RHA reaction to Chancellors Budget

RHA reaction to Chancellors Budget

26 Nov 2025 Posted By Jon Lavery

The Road Haulage Association has responded to the Chancellor's Budget with significant concerns about measures that will increase costs for our sector. While welcoming specific investments in infrastructure and planning reform, the RHA warns that planned fuel duty increases, higher employment costs, and changes to business rates will place substantial pressure on an industry already operating on razor-thin margins


Fuel duty.
The Chancellor’s decision to reverse the 5p cut on fuel duty after September 2026 and the increase of fuel duty rates in line with inflation from April 2027 will be a hammer blow for many small businesses, pushing up the cost of living for families across the country.

Whilst we welcome today’s decision to continue the freeze on fuel duty until next September, as independent economic research shows, a 5p rise in fuel duty would increase household living costs by £1.9bn per annum, pushing up the price of everyday essentials.

Fuel duty is currently planned to increase by 1p from 1 September 2026, 2p from 1 December 2026, and a final 2p from 1 March 2027, reversing the 5p cut made in 2022.

We will continue to urge the Government to rethink these fuel duty increases which loom large for households struggling with the cost of living and for the many small businesses who keep our supply chains moving.

The increase in employment costs from the National Living Wage and minimum wage will continue to heap pressure on the costs for entry level roles and will also cause a ripple effect for those just above these salary levels where businesses need to maintain salary structures. Road transport businesses will have to accommodate the increase against a challenging economic backdrop and wafer-thin margins – an average of 1.58% - leading to lower investment and fewer opportunities for young people. Making employment more expensive risks deepening the jobs crisis among young people.

The introduction of National Insurance payments on pension contributions above £2,000 per annum made via salary sacrifice from 6 April 2029 will also add pressure on small businesses.

Business rates. We are deeply concerned that the government have committed to a new high-value business rates multiplier for properties with rateable values of £500,000. This will set the multiplier 2.8p above the national standard multiplier from April next year.

Though this is aimed at large multinationals, it will have the unintended consequence of dragging large warehouses across the country into a new rate, driving up inflation.

Logistics premises require a larger footprint but offer a relatively low return on land values. The proposed changes will result in higher prices for the transportation of goods.

Capital Allowances. A new 40% First Year Allowance for main rate expenditure from January 2026 will support new investment in businesses that do not qualify for the full expensing relief such as those with leased assets. This will provide welcome support to a section of the freight and transport industry that has so far not been able to take advantage of this tax benefit.

The HGV Levy and Vehicle Excise Duty will both increase by inflation from April 2026. With near record insolvencies in the sector, this will continue to add pressure on operators. This is a disappointing change, which the RHA has campaigned against.

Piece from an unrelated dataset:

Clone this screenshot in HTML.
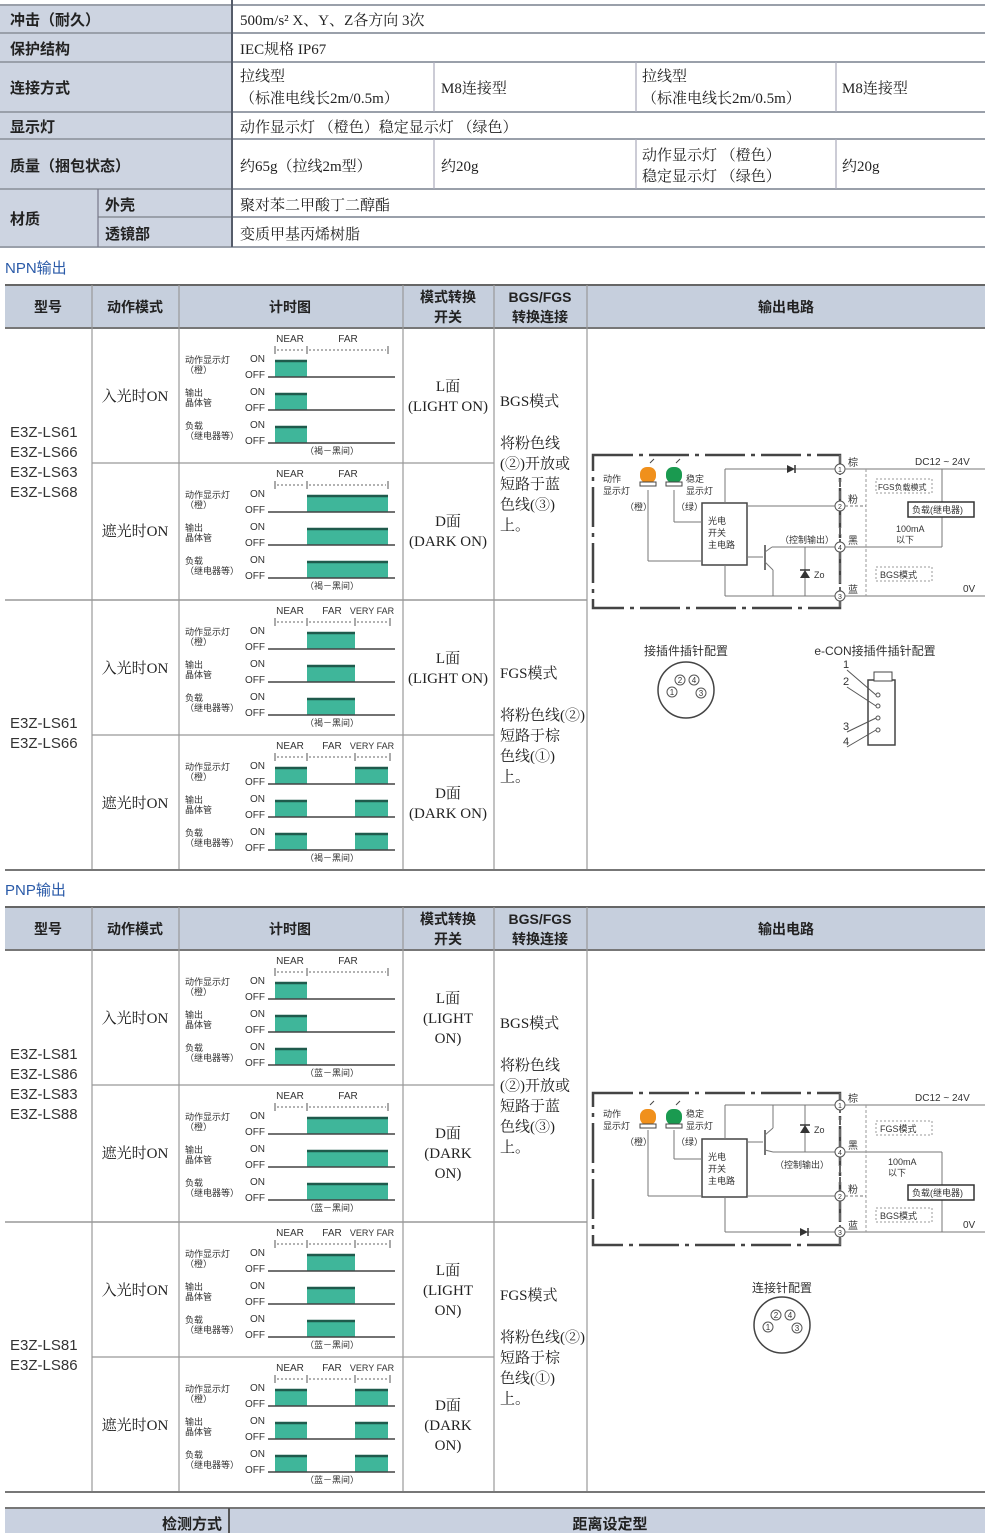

Energy costs. Businesses and households will welcome the help with their energy costs through the end of the Energy Company Obligation in March 2026. Investment in our energy infrastructure that removes our dependency on volatile gas prices is welcome but should be accelerated so that costs for hard-pressed transport operators come down.

Infrastructure. Further funding for the Lower Thames Crossing - £891m announced today – is welcome and is an important step in progressing this vital project which will deliver significant benefits, reducing congestion, boosting trade and supporting economic growth.

We welcome the commitment to spend £2 billion annually for local authorities to repair potholes on their roads by 2029-30.

Planning reforms. The Budget confirmed some significant reforms and investment designed to help improve the pace of our planning system. £48m has been allocated to increase planning capacity, including the hiring of 350 new planners across the country. Measures to streamline the infrastructure planning process through shortening pre-application engagement for major infrastructure projects will also speed up delivery. This will help the essential infrastructure HGV, coach and van businesses rely on to get built more quickly.

Windsor Framework. We welcome the funding £16.55 million over three years from 2026-27 to boost trade between Northern Ireland and Great Britain to help businesses navigate the Windsor Framework. We await more details on what this will mean in practice for hauliers and urge the Government to learn lessons from the inefficiencies of the Trader Support Service, as set out in Murphy Review.

Tourism levy. We note that the Government have confirmed their intention to give Mayors the option to introduce a visitor levy on overnight visitor accommodation

Domestic coach tourism is one of the cleanest and most cost-effective parts of the visitor economy, good for the environment and good for economic growth. Therefore, we believe that Tourism levy funds should be invested in strengthening local tourism.